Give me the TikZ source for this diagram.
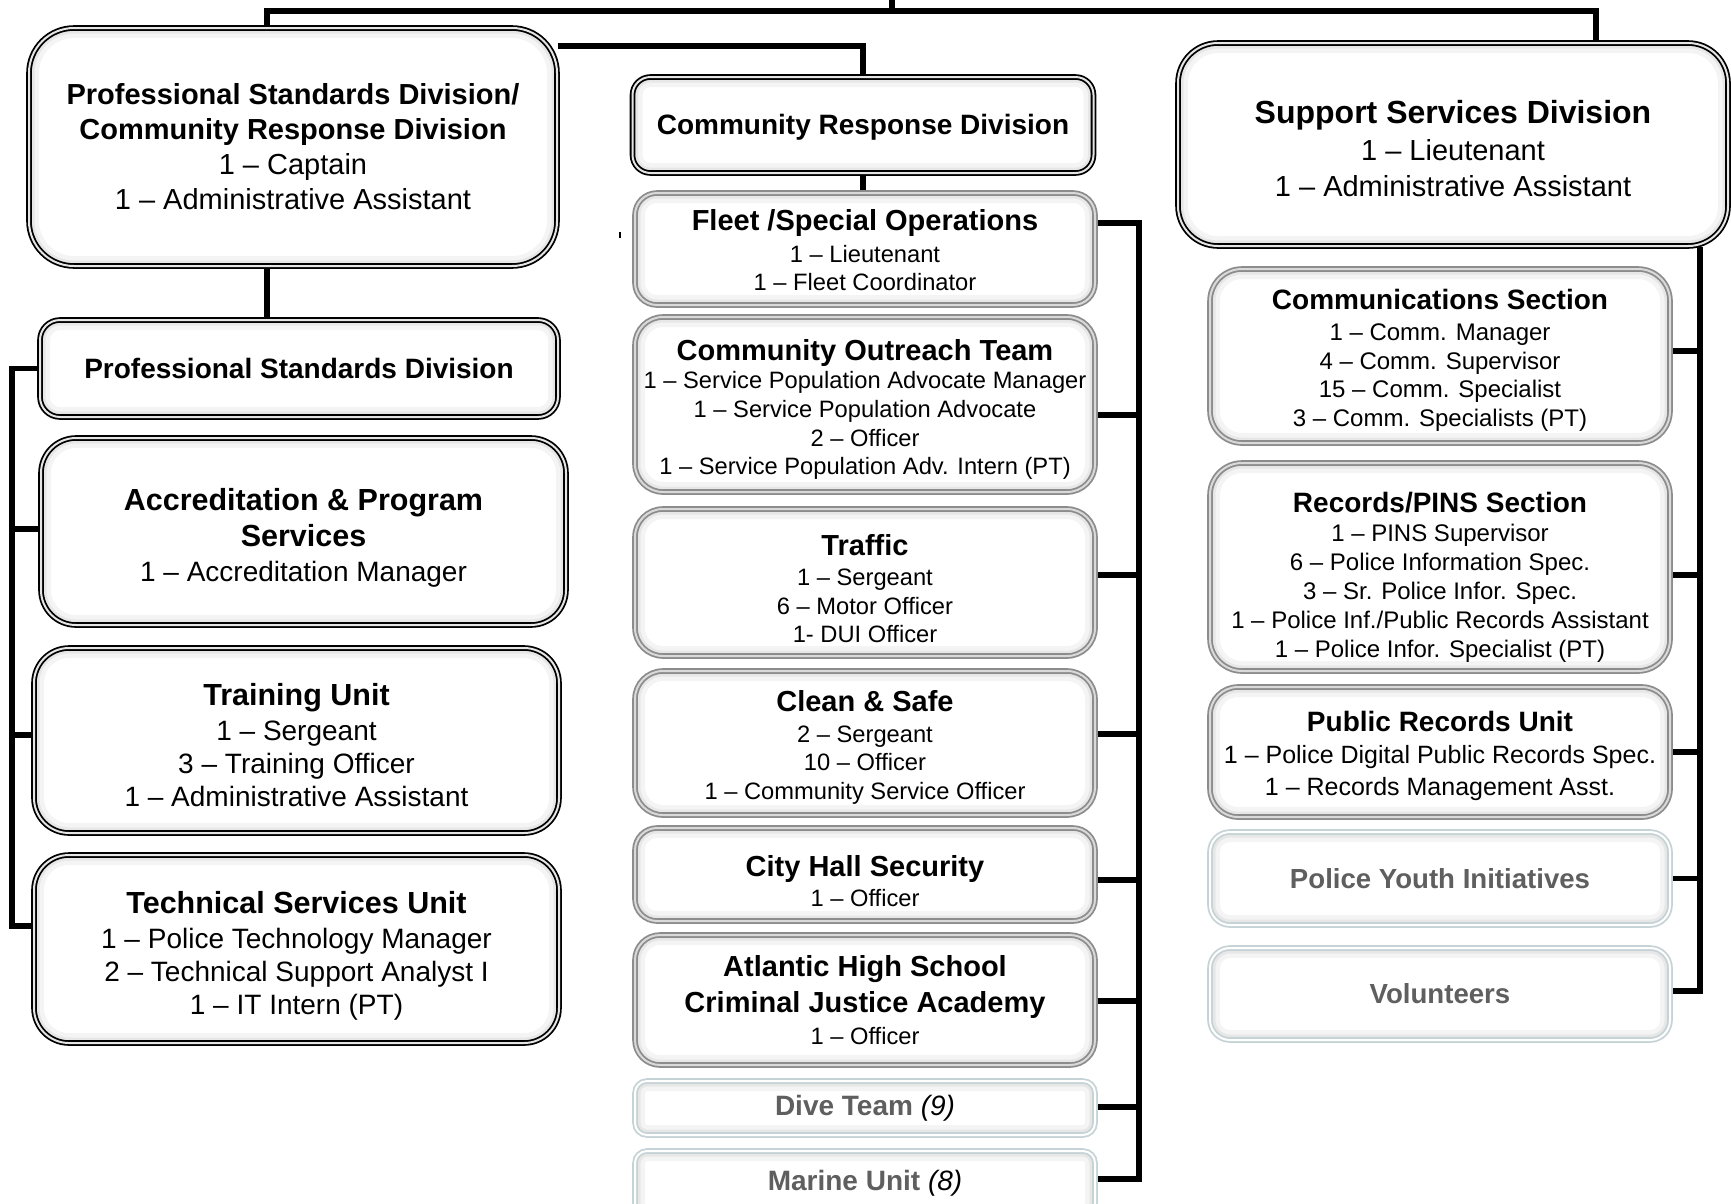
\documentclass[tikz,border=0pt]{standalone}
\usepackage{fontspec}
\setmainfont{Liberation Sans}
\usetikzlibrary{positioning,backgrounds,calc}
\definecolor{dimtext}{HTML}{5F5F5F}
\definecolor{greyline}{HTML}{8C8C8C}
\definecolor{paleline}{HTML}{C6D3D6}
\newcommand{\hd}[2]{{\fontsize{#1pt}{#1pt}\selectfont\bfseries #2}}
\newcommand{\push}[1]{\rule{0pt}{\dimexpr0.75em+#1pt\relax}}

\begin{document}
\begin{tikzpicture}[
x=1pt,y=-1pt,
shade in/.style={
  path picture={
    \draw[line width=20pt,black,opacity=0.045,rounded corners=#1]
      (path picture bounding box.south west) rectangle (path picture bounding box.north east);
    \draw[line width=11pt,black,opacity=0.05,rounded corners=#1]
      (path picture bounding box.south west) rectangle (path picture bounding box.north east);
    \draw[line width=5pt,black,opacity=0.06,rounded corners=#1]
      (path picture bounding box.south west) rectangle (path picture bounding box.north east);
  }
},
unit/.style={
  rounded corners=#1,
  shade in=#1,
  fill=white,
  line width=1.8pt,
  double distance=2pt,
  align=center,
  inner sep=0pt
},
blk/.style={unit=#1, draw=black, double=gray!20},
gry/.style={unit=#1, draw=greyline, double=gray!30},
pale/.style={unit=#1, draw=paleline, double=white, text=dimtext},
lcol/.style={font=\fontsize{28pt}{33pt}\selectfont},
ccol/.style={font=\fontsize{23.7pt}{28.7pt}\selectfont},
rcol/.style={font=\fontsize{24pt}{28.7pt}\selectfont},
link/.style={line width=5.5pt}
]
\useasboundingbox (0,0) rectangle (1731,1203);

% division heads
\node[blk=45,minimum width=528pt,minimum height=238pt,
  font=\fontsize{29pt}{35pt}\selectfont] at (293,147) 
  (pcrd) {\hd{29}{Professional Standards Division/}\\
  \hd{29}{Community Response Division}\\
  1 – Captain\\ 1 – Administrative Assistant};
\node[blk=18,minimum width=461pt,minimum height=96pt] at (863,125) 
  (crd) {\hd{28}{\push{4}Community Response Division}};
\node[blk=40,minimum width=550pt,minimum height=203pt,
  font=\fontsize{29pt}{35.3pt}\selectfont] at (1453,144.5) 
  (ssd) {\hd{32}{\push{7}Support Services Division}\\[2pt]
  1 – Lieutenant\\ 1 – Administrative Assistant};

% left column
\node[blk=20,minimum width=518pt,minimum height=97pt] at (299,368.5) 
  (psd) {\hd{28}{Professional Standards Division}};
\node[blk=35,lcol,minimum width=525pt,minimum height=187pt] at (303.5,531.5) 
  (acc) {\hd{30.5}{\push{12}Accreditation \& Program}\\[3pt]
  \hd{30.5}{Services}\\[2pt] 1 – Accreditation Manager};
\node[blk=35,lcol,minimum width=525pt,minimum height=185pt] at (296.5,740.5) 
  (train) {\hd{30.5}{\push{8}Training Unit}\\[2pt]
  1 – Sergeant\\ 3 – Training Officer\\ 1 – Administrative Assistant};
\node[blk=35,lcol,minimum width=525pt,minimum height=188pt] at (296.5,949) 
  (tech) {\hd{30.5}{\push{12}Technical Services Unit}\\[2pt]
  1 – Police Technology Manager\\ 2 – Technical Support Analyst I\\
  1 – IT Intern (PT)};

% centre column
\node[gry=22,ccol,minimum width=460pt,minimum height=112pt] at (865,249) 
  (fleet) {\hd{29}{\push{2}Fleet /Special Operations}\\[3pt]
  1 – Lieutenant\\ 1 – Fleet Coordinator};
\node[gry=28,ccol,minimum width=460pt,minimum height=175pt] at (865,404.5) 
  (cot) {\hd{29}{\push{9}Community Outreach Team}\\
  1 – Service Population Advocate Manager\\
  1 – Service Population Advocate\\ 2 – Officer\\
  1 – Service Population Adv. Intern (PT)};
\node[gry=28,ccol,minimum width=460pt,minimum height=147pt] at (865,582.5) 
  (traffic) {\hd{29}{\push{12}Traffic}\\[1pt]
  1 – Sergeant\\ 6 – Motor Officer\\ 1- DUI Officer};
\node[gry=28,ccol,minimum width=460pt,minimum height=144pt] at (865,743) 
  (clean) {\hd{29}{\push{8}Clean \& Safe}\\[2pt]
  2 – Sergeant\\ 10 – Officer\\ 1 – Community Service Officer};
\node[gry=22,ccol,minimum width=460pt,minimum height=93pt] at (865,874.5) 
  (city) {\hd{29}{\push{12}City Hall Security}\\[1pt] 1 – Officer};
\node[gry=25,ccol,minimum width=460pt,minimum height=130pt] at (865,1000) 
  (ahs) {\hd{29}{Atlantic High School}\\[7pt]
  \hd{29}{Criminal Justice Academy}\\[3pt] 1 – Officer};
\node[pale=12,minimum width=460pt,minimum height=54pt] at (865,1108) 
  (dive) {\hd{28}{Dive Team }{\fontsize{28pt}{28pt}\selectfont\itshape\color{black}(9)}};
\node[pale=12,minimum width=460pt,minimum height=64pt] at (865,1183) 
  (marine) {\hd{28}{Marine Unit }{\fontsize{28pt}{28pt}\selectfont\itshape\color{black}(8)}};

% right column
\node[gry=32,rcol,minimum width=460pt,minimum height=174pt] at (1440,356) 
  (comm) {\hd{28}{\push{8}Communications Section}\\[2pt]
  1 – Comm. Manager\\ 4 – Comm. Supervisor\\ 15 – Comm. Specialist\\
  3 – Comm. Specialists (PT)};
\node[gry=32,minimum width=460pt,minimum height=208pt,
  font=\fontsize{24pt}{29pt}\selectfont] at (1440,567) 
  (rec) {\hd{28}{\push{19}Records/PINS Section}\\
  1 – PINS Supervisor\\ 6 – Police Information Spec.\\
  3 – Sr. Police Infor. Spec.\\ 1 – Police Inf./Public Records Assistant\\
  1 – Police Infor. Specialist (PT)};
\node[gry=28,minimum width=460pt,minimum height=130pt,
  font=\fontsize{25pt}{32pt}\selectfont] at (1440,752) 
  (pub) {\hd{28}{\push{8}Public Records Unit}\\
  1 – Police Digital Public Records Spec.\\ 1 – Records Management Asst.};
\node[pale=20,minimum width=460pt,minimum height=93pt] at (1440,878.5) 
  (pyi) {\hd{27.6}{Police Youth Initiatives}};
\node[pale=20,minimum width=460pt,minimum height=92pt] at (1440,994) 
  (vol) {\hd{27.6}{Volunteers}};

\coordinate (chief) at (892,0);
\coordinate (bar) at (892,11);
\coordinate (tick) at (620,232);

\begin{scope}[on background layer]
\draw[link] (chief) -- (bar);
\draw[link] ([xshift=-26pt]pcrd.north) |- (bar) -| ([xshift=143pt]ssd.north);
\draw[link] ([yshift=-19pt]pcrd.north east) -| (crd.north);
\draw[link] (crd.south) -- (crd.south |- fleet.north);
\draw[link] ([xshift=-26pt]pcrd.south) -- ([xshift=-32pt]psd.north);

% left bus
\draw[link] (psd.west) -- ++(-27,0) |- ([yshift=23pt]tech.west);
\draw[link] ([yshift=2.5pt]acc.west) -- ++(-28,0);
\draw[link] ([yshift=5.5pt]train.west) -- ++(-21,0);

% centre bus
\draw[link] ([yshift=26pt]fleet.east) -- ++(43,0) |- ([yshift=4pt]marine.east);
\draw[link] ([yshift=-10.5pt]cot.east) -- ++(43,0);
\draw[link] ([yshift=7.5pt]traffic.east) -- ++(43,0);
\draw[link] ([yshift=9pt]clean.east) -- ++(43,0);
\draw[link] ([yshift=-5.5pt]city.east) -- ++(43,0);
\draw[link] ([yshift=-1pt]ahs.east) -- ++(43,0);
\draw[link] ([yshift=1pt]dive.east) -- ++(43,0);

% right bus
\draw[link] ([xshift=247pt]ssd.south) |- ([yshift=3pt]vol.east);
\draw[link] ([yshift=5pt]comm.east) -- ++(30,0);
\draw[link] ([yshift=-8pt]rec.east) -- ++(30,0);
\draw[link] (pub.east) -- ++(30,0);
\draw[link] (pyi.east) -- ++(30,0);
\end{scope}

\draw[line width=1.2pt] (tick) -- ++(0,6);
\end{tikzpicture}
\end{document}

· · · · ·

→ TASK DESCRIPTION
Would you reproduce the lines above, from the very first through the line containing "1 – Lieutenant\\ 1 – Administrative", exactly and without the pictures?

→ RESPONSE TO THIS TASK
Give me the TikZ source for this diagram.
\documentclass[tikz,border=0pt]{standalone}
\usepackage{fontspec}
\setmainfont{Liberation Sans}
\usetikzlibrary{positioning,backgrounds,calc}
\definecolor{dimtext}{HTML}{5F5F5F}
\definecolor{greyline}{HTML}{8C8C8C}
\definecolor{paleline}{HTML}{C6D3D6}
\newcommand{\hd}[2]{{\fontsize{#1pt}{#1pt}\selectfont\bfseries #2}}
\newcommand{\push}[1]{\rule{0pt}{\dimexpr0.75em+#1pt\relax}}

\begin{document}
\begin{tikzpicture}[
x=1pt,y=-1pt,
shade in/.style={
  path picture={
    \draw[line width=20pt,black,opacity=0.045,rounded corners=#1]
      (path picture bounding box.south west) rectangle (path picture bounding box.north east);
    \draw[line width=11pt,black,opacity=0.05,rounded corners=#1]
      (path picture bounding box.south west) rectangle (path picture bounding box.north east);
    \draw[line width=5pt,black,opacity=0.06,rounded corners=#1]
      (path picture bounding box.south west) rectangle (path picture bounding box.north east);
  }
},
unit/.style={
  rounded corners=#1,
  shade in=#1,
  fill=white,
  line width=1.8pt,
  double distance=2pt,
  align=center,
  inner sep=0pt
},
blk/.style={unit=#1, draw=black, double=gray!20},
gry/.style={unit=#1, draw=greyline, double=gray!30},
pale/.style={unit=#1, draw=paleline, double=white, text=dimtext},
lcol/.style={font=\fontsize{28pt}{33pt}\selectfont},
ccol/.style={font=\fontsize{23.7pt}{28.7pt}\selectfont},
rcol/.style={font=\fontsize{24pt}{28.7pt}\selectfont},
link/.style={line width=5.5pt}
]
\useasboundingbox (0,0) rectangle (1731,1203);

% division heads
\node[blk=45,minimum width=528pt,minimum height=238pt,
  font=\fontsize{29pt}{35pt}\selectfont] at (293,147) 
  (pcrd) {\hd{29}{Professional Standards Division/}\\
  \hd{29}{Community Response Division}\\
  1 – Captain\\ 1 – Administrative Assistant};
\node[blk=18,minimum width=461pt,minimum height=96pt] at (863,125) 
  (crd) {\hd{28}{\push{4}Community Response Division}};
\node[blk=40,minimum width=550pt,minimum height=203pt,
  font=\fontsize{29pt}{35.3pt}\selectfont] at (1453,144.5) 
  (ssd) {\hd{32}{\push{7}Support Services Division}\\[2pt]
  1 – Lieutenant\\ 1 – Administrative Assistant};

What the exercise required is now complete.